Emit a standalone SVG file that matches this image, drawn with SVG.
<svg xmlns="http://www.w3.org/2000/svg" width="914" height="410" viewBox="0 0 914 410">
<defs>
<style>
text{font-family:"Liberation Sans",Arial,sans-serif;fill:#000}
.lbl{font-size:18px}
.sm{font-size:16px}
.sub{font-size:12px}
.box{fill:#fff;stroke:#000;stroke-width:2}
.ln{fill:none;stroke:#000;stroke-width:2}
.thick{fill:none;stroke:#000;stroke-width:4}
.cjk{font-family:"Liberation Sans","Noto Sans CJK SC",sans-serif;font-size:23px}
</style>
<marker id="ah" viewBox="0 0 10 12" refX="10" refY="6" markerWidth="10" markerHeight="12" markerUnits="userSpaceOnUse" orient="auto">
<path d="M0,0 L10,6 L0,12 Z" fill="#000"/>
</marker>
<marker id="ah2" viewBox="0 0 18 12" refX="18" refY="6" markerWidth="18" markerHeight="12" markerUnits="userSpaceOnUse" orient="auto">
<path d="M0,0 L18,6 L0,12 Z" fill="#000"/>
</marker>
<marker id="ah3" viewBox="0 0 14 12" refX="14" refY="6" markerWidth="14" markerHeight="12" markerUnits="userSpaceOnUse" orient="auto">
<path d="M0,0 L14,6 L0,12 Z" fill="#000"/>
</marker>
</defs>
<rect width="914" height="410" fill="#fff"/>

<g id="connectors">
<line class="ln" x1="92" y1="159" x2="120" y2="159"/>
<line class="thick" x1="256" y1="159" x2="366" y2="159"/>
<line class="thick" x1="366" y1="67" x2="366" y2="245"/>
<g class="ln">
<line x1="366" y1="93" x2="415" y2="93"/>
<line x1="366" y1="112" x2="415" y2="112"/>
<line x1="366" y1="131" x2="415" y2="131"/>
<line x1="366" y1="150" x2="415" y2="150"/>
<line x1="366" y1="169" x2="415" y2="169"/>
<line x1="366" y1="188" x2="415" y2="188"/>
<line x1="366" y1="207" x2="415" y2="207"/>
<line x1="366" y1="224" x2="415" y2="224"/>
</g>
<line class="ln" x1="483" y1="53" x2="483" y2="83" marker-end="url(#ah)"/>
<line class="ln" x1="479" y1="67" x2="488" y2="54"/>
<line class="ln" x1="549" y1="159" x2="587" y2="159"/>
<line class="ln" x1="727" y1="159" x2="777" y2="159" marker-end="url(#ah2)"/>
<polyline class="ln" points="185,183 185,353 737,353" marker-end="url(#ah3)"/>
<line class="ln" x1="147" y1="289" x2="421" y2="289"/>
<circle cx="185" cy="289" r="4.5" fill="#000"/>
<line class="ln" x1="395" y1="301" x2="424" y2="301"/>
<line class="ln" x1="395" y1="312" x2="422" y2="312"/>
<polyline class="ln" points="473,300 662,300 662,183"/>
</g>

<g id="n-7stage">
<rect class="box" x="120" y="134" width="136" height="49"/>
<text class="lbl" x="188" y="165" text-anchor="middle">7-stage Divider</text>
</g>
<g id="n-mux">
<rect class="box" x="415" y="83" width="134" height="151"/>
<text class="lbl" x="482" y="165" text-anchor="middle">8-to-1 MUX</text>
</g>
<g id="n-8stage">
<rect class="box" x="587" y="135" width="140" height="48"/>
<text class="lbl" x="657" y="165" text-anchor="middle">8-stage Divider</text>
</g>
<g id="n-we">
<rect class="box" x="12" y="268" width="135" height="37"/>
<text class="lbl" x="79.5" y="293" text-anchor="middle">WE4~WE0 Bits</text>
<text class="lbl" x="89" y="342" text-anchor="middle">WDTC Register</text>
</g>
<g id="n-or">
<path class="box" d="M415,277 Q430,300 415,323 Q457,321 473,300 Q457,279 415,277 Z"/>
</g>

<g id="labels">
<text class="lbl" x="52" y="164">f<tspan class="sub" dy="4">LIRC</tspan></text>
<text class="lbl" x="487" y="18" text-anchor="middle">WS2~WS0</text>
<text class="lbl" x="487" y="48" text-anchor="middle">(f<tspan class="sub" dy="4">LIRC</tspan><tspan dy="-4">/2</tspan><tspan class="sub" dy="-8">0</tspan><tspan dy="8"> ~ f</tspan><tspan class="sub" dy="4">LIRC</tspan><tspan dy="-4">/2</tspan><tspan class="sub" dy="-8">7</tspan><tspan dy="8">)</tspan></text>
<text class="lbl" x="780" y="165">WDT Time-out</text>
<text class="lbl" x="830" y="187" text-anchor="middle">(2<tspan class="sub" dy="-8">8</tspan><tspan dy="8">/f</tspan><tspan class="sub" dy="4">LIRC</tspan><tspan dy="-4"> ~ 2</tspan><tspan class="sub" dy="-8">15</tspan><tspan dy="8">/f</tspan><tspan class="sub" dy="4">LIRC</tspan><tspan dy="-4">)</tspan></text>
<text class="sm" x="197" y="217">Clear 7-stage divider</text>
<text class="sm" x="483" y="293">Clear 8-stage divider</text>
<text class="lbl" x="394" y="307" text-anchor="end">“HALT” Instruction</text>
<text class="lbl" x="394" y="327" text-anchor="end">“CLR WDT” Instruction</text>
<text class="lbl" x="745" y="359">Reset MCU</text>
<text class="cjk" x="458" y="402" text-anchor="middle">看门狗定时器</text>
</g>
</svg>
==
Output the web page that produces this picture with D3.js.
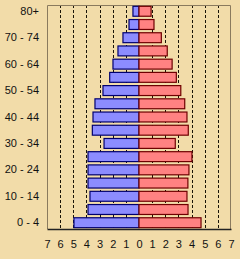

Exercise objective:
Report how many lines of the data contain the word "this", using the number alone.

Task solution:
2